Updated

Mexico’s navy captured drug cartel suspect carrying the ID cards of a Newspaper employee and three photographers killed in May.

Suspect Juan Carlos Hernandez Pulido is allegedly a local chief of informers for the Jalisco Nueva Generacion drug gang, the navy said. The navy said Hernandez Pulido was detained Friday in the Gulf Coast port city of Veracruz as he handed out packets of drugs to a group of men.

The navy said Hernandez Pulido was carrying the ID cards of Irasema Becerra, who had been an administrative worker at a local newspaper and was the girlfriend of one of the dead photographers. Five other journalists have been killed in Veracruz state so far this year.

At the time, the May killings had been thought to bear the hallmarks of the hyper-violent Zetas cartel; the victims were slain, dismembered and their bodies stuffed into black plastic bags dumped into a waste canal.

However, Hernandez Pulido is allegedly linked to a gang allied with the Sinaloa cartel, which is fighting the Zetas for control of Veracruz and other states.

Elsewhere in Veracruz, the state prosecutors' office said seven members of a family, three adults and four children, were found dead at their home, with their throats slit.

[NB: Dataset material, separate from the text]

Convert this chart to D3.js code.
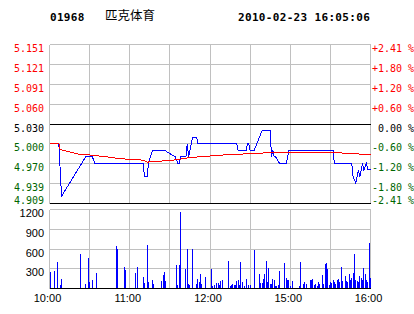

The children were reportedly between 3 and 12 years old.

The bodies were found Friday in the rural hamlet of Manlio Fabio Altamirano, on the Gulf Coast, by neighbors who smelled strange odors coming from the house.

The family had been dead for about three days, prosecutors said.

And in the northern Mexico state of San Luis Potosi, state police said the gunmen who killed the mayor-elect of the city of Matehuala Sunday used assault rifles of the kind frequently wielded by drug gangs.

Edgar Morales Perez, of the Institutional Revolutionary Party, and an adviser who was traveling with him also died in the attack, but the adviser's wife survived. His party, known as the PRI, issued a statement Sunday calling on authorities to investigate the killings and punish those responsible.